Thursday, October 28, 2010

VEGF Induces Differentiation of Functional Endothelium From Human Embryonic Stem Cells. Implications for Tissue Engineering


Marilyn B. Nourse, Daniel E. Halpin, Marta Scatena, Derek J. Mortisen, Nathaniel L.

Tulloch, Kip D. Hauch, Beverly Torok-Storb, Buddy D. Ratner, Lil Pabon and Charles E. Murry


Introduction:


Human embryonic stem cells (hESCs) have shown promise in the application for regenerating tissues with specific cell types. Currently however, the obstacles that arise relate to the inefficiency of the current techniques used to promote and distinguish the functional endothelial cells from differentiating hESCs. This article attempts to use a vascular endothelial grown factor (VEGF) as treatment and demonstrated a 4-5 fold enrichment of endothelial cells which in turn were implanted to form vessels and deemed viable in vivo. This implication will facilitate future endeavors involving tissue-engineered implants.


Methods:


Undifferentiated hESCs were allowed to turned into embryoid bodies (EBs) by separated confluent cultures into small clumps. VEGF-induced and control EBs, human umbilical vein endothelial cells (HUVECs), were then dispersed into single cells and stained with fluorescent conjugated antibodies (CD31, VECad, vWF, CD45[negative control]). The EBs were grown for 4 or 14 days and then monolayers of cells (HUVECs and DC31) were serum starved and then stimulated with TNFa. The RNA collected was quantified via RT-PCR and the protein analysis was taken via Western blotting. The cells were also assayed for tubule formation and colony forming ability (methylcellulose assay). Three million CD31 cells were mixed into a gel/culture medium under standard tissue culture conditions. The porous scaffolds were then prepared with hESC-influenced endothelial cells seeded. The scaffolds were later implanted into rats and processed for histology after ten days. The fluorescent images were lastly attained by confocal microscopy.


Results/Discussion:


Figure 1 portrays the induction of endothelium with VEGF. The test of cell differentiation showed that the treatment with VEGF resulted in more protein than standard cultures.

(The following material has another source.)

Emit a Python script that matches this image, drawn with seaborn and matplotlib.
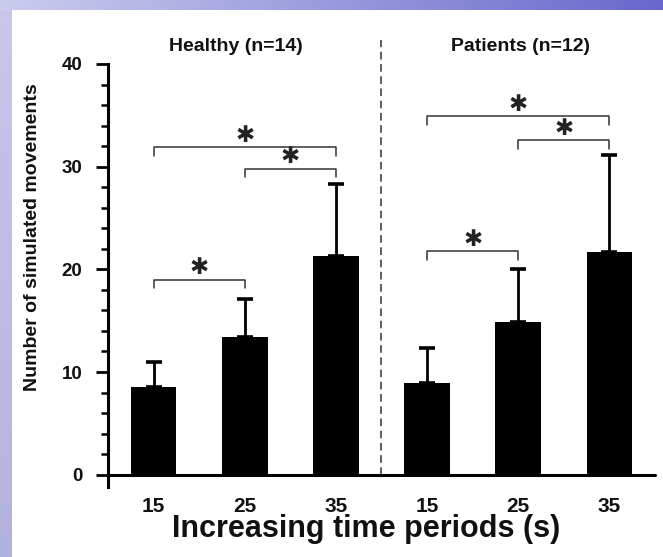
import numpy as np
import pandas as pd
import matplotlib
matplotlib.use("Agg")
import matplotlib.pyplot as plt
import matplotlib.transforms as mtransforms
import seaborn as sns

# ---- data ----
groups = ["Healthy (n=14)", "Patients (n=12)"]
periods = ["15", "25", "35"]
healthy_mean = [8.5, 13.4, 21.3]
healthy_sd = [2.5, 3.7, 7.0]
patients_mean = [8.9, 14.9, 21.7]
patients_sd = [3.4, 5.1, 9.4]
# significance brackets: (bar i, bar j, height)
brackets = [(0, 1, 19.0), (0, 2, 31.9), (1, 2, 29.8),
            (3, 4, 21.8), (3, 5, 34.9), (4, 5, 32.6)]
tick_labels = periods + periods

means = healthy_mean + patients_mean
sds = healthy_sd + patients_sd
df = pd.DataFrame({"slot": list(range(6)), "mean": means, "sd": sds})

sns.set_theme(style="white")
plt.rcParams["font.family"] = ["Liberation Sans", "DejaVu Sans"]
plt.rcParams["font.weight"] = "bold"

W, H = 663, 557
fig = plt.figure(figsize=(W / 100, H / 100), dpi=100)
fig.patch.set_facecolor("white")

# background frame (lavender border with gradient top band)
bg = np.ones((H, W, 3))
left_w, top_h = 12, 10
yy = np.linspace(0, 1, H)[:, None]
left_col = np.array([200, 200, 236]) / 255 * (1 - yy) + np.array([178, 178, 222]) / 255 * yy
bg[:, :left_w, :] = left_col[:, None, :]
xx = np.linspace(0, 1, W)[:, None]
top_col = np.array([204, 204, 238]) / 255 * (1 - xx) + np.array([104, 104, 204]) / 255 * xx
bg[:top_h, :, :] = top_col[None, :, :]
bax = fig.add_axes([0, 0, 1, 1], zorder=-10)
bax.imshow(bg, aspect="auto", interpolation="bilinear")
bax.axis("off")

# main axes geometry (pixels)
ax_l, ax_r = 108, 655
ax_top, ax_bot = 64, 487
ax = fig.add_axes([ax_l / W, (H - ax_bot) / H, (ax_r - ax_l) / W, (ax_bot - ax_top) / H])
ax.set_facecolor("none")

sns.barplot(data=df, x="slot", y="mean", color="black", saturation=1,
            width=0.5, errorbar=None, ax=ax, zorder=2)
for p in ax.patches:
    p.set_edgecolor("none")

ax.errorbar(df["slot"], df["mean"], yerr=[np.zeros(6), df["sd"]], fmt="none",
            ecolor="black", elinewidth=2.0, capsize=6, capthick=2.6, zorder=3)

ax.set_xlim(-0.5, 5.5)
ax.set_ylim(-1.2, 40)

# axes styling
for s in ["top", "right", "bottom"]:
    ax.spines[s].set_visible(False)
ax.spines["left"].set_linewidth(2.2)
ax.spines["left"].set_color("black")
ax.axhline(0, color="black", lw=2.2, zorder=4, clip_on=False)

ax.set_yticks([0, 10, 20, 30, 40])
ax.set_yticks(np.arange(0, 40, 2), minor=True)
ax.tick_params(axis="y", which="major", direction="out", length=8.6, width=2.0,
               color="black", labelsize=13.5, pad=10, left=True)
ax.tick_params(axis="y", which="minor", direction="out", length=5, width=1.8,
               color="black", left=True)
ax.set_xticks(range(6))
ax.set_xticklabels(tick_labels)
ax.tick_params(axis="x", length=0, labelsize=15, pad=7)
for lab in ax.get_xticklabels() + ax.get_yticklabels():
    lab.set_fontweight("bold")
    lab.set_color("#111111")

ax.set_xlabel("Increasing time periods (s)", fontsize=22, fontweight="bold", color="#111111")
ax.xaxis.set_label_coords((366 - ax_l) / (ax_r - ax_l), (ax_bot - 514) / (ax_bot - ax_top))
ax.set_ylabel("Number of simulated movements", fontsize=14, fontweight="bold", color="#111111")
ax.yaxis.set_label_coords((41 - ax_l) / (ax_r - ax_l), (ax_bot - 237) / (ax_bot - ax_top))

# group titles
trans = mtransforms.blended_transform_factory(ax.transData, ax.transAxes)
title_y = (ax_bot - 51) / (ax_bot - ax_top)
ax.text(0.9, title_y, groups[0], transform=trans, ha="center", va="baseline",
        fontsize=14, fontweight="bold", color="#111111")
ax.text(4.03, title_y, groups[1], transform=trans, ha="center", va="baseline",
        fontsize=14, fontweight="bold", color="#111111")

# dashed separator
ax.plot([2.5, 2.5], [0, 42.3], ls=(0, (5, 3)), lw=1.1, color="#333333",
        clip_on=False, zorder=1)

# significance brackets and stars
drop = 0.85
for i, j, h in brackets:
    ax.plot([i, i, j, j], [h - drop, h, h, h - drop], color="#333333", lw=1.1,
            clip_on=False, zorder=3)
    ax.text((i + j) / 2, h + 1.15, "\u2731", ha="center", va="center", fontsize=16.5,
            family=["DejaVu Sans"], fontweight="normal", color="#222222", clip_on=False)

fig.savefig("out.png", dpi=100)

An increase of the dosage of VEGF also correlated to a positive expression until around 50ng/mL.

Figure 2 illustrates the immunofluorescence of the VEFG-induced EBs with the various markers. The plots for day 10 and 14 was to justify that while all the other markers coexpressed, CD45 never was detected in all conditions and time variables. CD45 is a marker for hematopoetic stem cells which indicate unwanted differentiation.




Figure 3 shows that although VEGF induces the differentiation in favor of endothelium it does not effect the proliferation in EBs.



Figure 4 further confirmed the cells' morphology and also that they were negative for CD45 and positive for the markers CD31, VeCAD, and vWF which is what was anticipated.


VEGF was shown to have a 4.7-fold increase in the number of differentiating endothelial cells but as for proliferation analysis, it resulted in no difference.

Figure 5 show that in vivo hESC-derived endothelial develop into robust vascular networks. These are different magnifications of CD31 stained A,C,D and unstained B in different magnifications.


Discussion/Applications:

Overall, this article discovered a novel and important finding of how to induce differentiation for functional endothelium. This could potentially help with the process of differentiation of mesodermal precursor cells that could expand the cell populations in hESC cultures and create a useful source for cardiac tissue engineering applications. Also ECs derived from hESC may improve neovascularization in transplant and scaffolds for tissue engineering. if combined with collagen gels in vivo, they could help organize into vascular networks as well.


The only critique for this article is that they do not indicate whether or not the endothelial cells achieve sustained expansion and stability of vascular cells. Vascular commitment is essential in making sure that the grafts, transplants, or other engineering products are sustainable in potential patients.

3 comments:

Daniel C said...

After seeing so many papers talking about how to produce iPSCs more efficiently, it's nice finally seeing one that talks about differentiating cells. Of course, the first question that pops into my head is: does VEGF stimulate iPSCs to a similar extent, and how would the resulting cells fare in the vessel constructs?

Curtis Huang said...

hESC research has come a long way, and this paper has been able to show a large increase in performance for differentiation through the use of VEGF. But there is also the issue of the usability of the grown materials, and problems arising with rejection may arise. However, it also makes me want to know the effects on adult iPSC, since results there have shown to have lower chances of rejection, and if VEGF can also raise the differentiation there, then there will be other advantages there.

Alyssa Zhu said...

It's good to see that they consider the interaction between certain endothelial cells and blood. I can't say that I've read many papers on endothelial cell differentiation, but I'm glad to see that the researchers in this paper have considered the surrounding interactions in their cells.